“Setelah lebih dari empat bulan dalam krisis pasca pemilihan, ditandai dengan begitu banyak manusia kehilangan nyawanya, akhirnya kita sekarang berada di era pengharapan baru,” kata Outtara dalam pernyataannya di radio dan televisi pada Senin tengah malam lalu.
Selain memerintahkan perlucutan senjata, Outtara juga menjanjikan pembentukan komisi kebenaran dan rekonsiliasi ala Afrika Selatan. Pemerintahan Outtara saat ini menghadapi ancaman perang saudara dan terbelahnya negara itu berdasarkan etnis dan agama.
Situasi tersebut terjadi setelah Gbagbo menolak hasil pemilihan umum pada November 2010 yang hanya memberinya 46 persen suara. Sehingga ia harus menyerahkan kursi kepresidenannya kepada Outtara. Namun, ternyata Gbagbo menolak hasil pemilihan tersebut dan melakukan perlawanan bersenjata.
Pasukan tentara Perancis turun tangan, hingga akhirnya pada Senin lalu Gbagbo ditangkap dari persembunyian di dalam bunker di kompleks rumahnya.
Namun para pendukung Gbagbo belum sepenuhnya percaya soal penangkapan itu.
Menurut Ouattara, Gbagbo, istrinya, dan pengawal-pengawalnya telah ditangkap dan segera dibawa ke pengadilan.

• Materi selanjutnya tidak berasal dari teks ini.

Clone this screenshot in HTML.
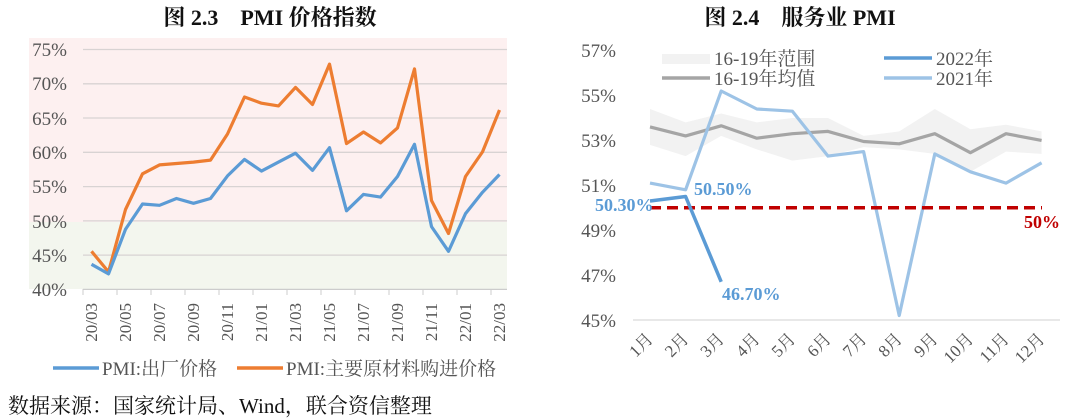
<!DOCTYPE html>
<html><head><meta charset="utf-8"><style>
html,body{margin:0;padding:0;background:#fff;}
svg{display:block;}
text{font-family:"Liberation Serif","Noto Serif CJK SC",serif;}
</style></head><body>
<svg width="1080" height="420" xmlns="http://www.w3.org/2000/svg">
<text x="270" y="25" text-anchor="middle" font-size="22" font-weight="bold" fill="#111">图 2.3　PMI 价格指数</text>
<text x="800" y="25" text-anchor="middle" font-size="22" font-weight="bold" fill="#111">图 2.4　服务业 PMI</text>

<rect x="29" y="38" width="478" height="184" fill="#fdf0f0"/>
<rect x="29" y="222" width="478" height="67" fill="#f3f6ee"/>
<g stroke="#d8d3d3" stroke-width="1.3">
<line x1="83" y1="49.5" x2="507" y2="49.5"/>
<line x1="83" y1="83.8" x2="507" y2="83.8"/>
<line x1="83" y1="118" x2="507" y2="118"/>
<line x1="83" y1="152.3" x2="507" y2="152.3"/>
<line x1="83" y1="186.6" x2="507" y2="186.6"/>
<line x1="83" y1="220.9" x2="507" y2="220.9"/>
<line x1="83" y1="255.1" x2="507" y2="255.1"/>
<line x1="83" y1="289.4" x2="507" y2="289.4" stroke="#ccc"/>
</g>
<g stroke="#ccc" stroke-width="1">
<line x1="83" y1="289" x2="83" y2="295"/><line x1="117" y1="289" x2="117" y2="295"/><line x1="151" y1="289" x2="151" y2="295"/><line x1="185" y1="289" x2="185" y2="295"/><line x1="219" y1="289" x2="219" y2="295"/><line x1="253" y1="289" x2="253" y2="295"/><line x1="287" y1="289" x2="287" y2="295"/><line x1="321" y1="289" x2="321" y2="295"/><line x1="355" y1="289" x2="355" y2="295"/><line x1="389" y1="289" x2="389" y2="295"/><line x1="423" y1="289" x2="423" y2="295"/><line x1="457" y1="289" x2="457" y2="295"/><line x1="491" y1="289" x2="491" y2="295"/>
</g>
<g font-size="19" fill="#555" text-anchor="end">
<text x="67" y="56">75%</text><text x="67" y="90">70%</text><text x="67" y="125">65%</text><text x="67" y="159">60%</text><text x="67" y="193">55%</text><text x="67" y="228">50%</text><text x="67" y="262">45%</text><text x="67" y="296">40%</text>
</g>
<g font-size="17" fill="#555" text-anchor="end">
<text transform="translate(97,303) rotate(-90)">20/03</text>
<text transform="translate(131,303) rotate(-90)">20/05</text>
<text transform="translate(165,303) rotate(-90)">20/07</text>
<text transform="translate(199,303) rotate(-90)">20/09</text>
<text transform="translate(233,303) rotate(-90)">20/11</text>
<text transform="translate(267,303) rotate(-90)">21/01</text>
<text transform="translate(301,303) rotate(-90)">21/03</text>
<text transform="translate(335,303) rotate(-90)">21/05</text>
<text transform="translate(369,303) rotate(-90)">21/07</text>
<text transform="translate(403,303) rotate(-90)">21/09</text>
<text transform="translate(437,303) rotate(-90)">21/11</text>
<text transform="translate(471,303) rotate(-90)">22/01</text>
<text transform="translate(505,303) rotate(-90)">22/03</text>
</g>
<polyline fill="none" stroke="#ed7d31" stroke-width="3.2" stroke-linejoin="round" points="91.5,251.3 108.5,271.9 125.5,209.5 142.5,173.8 159.5,164.9 176.5,163.5 193.5,162.1 210.5,160.1 227.5,134 244.5,97 261.5,103.2 278.5,105.9 295.5,87.4 312.5,104.5 329.5,64.1 346.5,143.6 363.5,132 380.5,142.9 397.5,127.9 414.5,68.9 431.5,200.5 448.5,233.5 465.5,176.5 482.5,151.9 499.5,110"/>
<polyline fill="none" stroke="#5b9bd5" stroke-width="3.2" stroke-linejoin="round" points="91.5,264.3 108.5,273.9 125.5,229.3 142.5,204 159.5,205.3 176.5,198.5 193.5,203.3 210.5,198.5 227.5,175.9 244.5,159.4 261.5,171.1 278.5,162.1 295.5,153.2 312.5,170.4 329.5,147.7 346.5,210.8 363.5,194.4 380.5,197.1 397.5,176.5 414.5,144.3 431.5,226.6 448.5,251.3 465.5,213.6 482.5,192.3 499.5,174.5"/>
<line x1="53" y1="368" x2="99" y2="368" stroke="#5b9bd5" stroke-width="3.5"/>
<text x="102" y="375" font-size="19" fill="#555">PMI:出厂价格</text>
<line x1="237" y1="368" x2="283" y2="368" stroke="#ed7d31" stroke-width="3.5"/>
<text x="286" y="375" font-size="19" fill="#555">PMI:主要原材料购进价格</text>
<text x="8" y="413" font-size="21" fill="#111">数据来源：国家统计局、Wind，联合资信整理</text>

<polygon fill="#f2f2f2" points="650,109 685.6,122.4 721.2,113.5 756.8,122.4 792.4,118 828,118 863.6,135.9 899.2,131.4 934.8,109 970.4,129.2 1006,124.7 1041.6,131.4 1041.6,153.9 1006,151.6 970.4,171.8 934.8,153.9 899.2,149.4 863.6,147.1 828,156.1 792.4,160.6 756.8,149.4 721.2,135.9 685.6,156.1 650,144.9"/>
<line x1="633" y1="320" x2="1060" y2="320" stroke="#d9d9d9" stroke-width="1.3"/>
<g font-size="19" fill="#555" text-anchor="end">
<text x="616" y="57">57%</text><text x="616" y="102">55%</text><text x="616" y="147">53%</text><text x="616" y="192">51%</text><text x="616" y="237">49%</text><text x="616" y="282">47%</text><text x="616" y="327">45%</text>
</g>
<g font-size="17" fill="#555" text-anchor="end">
<text transform="translate(654,340) rotate(-45)">1月</text>
<text transform="translate(689.6,340) rotate(-45)">2月</text>
<text transform="translate(725.2,340) rotate(-45)">3月</text>
<text transform="translate(760.8,340) rotate(-45)">4月</text>
<text transform="translate(796.4,340) rotate(-45)">5月</text>
<text transform="translate(832,340) rotate(-45)">6月</text>
<text transform="translate(867.6,340) rotate(-45)">7月</text>
<text transform="translate(903.2,340) rotate(-45)">8月</text>
<text transform="translate(938.8,340) rotate(-45)">9月</text>
<text transform="translate(974.4,340) rotate(-45)">10月</text>
<text transform="translate(1010,340) rotate(-45)">11月</text>
<text transform="translate(1045.6,340) rotate(-45)">12月</text>
</g>
<polyline fill="none" stroke="#a5a5a5" stroke-width="3.2" stroke-linejoin="round" points="650,126.9 685.6,135.9 721.2,125.8 756.8,138.2 792.4,133.7 828,131.4 863.6,141.5 899.2,143.8 934.8,133.7 970.4,152.7 1006,133.7 1041.6,140.4"/>
<polyline fill="none" stroke="#9dc3e6" stroke-width="3.2" stroke-linejoin="round" points="650,183.1 685.6,189.8 721.2,91 756.8,109 792.4,111.2 828,156.1 863.6,151.6 899.2,315.5 934.8,153.9 970.4,171.8 1006,183.1 1041.6,162.8"/>
<line x1="650" y1="207.8" x2="1042" y2="207.8" stroke="#c00000" stroke-width="3.5" stroke-dasharray="11,6"/>
<polyline fill="none" stroke="#5b9bd5" stroke-width="3.5" stroke-linejoin="round" points="650,201 685.6,196.5 721.2,281.8"/>
<g font-size="18" font-weight="bold" fill="#5b9bd5">
<text x="595" y="211">50.30%</text>
<text x="694" y="195">50.50%</text>
<text x="722" y="300">46.70%</text>
</g>
<text x="1024" y="228" font-size="18" font-weight="bold" fill="#c00000">50%</text>
<rect x="662" y="54" width="48" height="10" fill="#f2f2f2"/>
<text x="714" y="65" font-size="19" fill="#555">16-19年范围</text>
<line x1="662" y1="78" x2="710" y2="78" stroke="#a5a5a5" stroke-width="3.5"/>
<text x="714" y="85" font-size="19" fill="#555">16-19年均值</text>
<line x1="884" y1="58" x2="932" y2="58" stroke="#5b9bd5" stroke-width="3.5"/>
<text x="936" y="65" font-size="19" fill="#555">2022年</text>
<line x1="884" y1="78" x2="932" y2="78" stroke="#9dc3e6" stroke-width="3.5"/>
<text x="936" y="85" font-size="19" fill="#555">2021年</text>
</svg>
</body></html>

Gbagbo dituding oleh kelompok pejuang hak asasi manusia telah melakukan tindakan kejam. Ratusan orang tewas selama empat bulan konflik berdarah terjadi antara pro Gbagbo dan pro Ouattara. Ribuan orang melarikan diri ke tempat-tempat aman setelah pecahnya kerusuhan di negara produsen coklat terbaik dunia itu.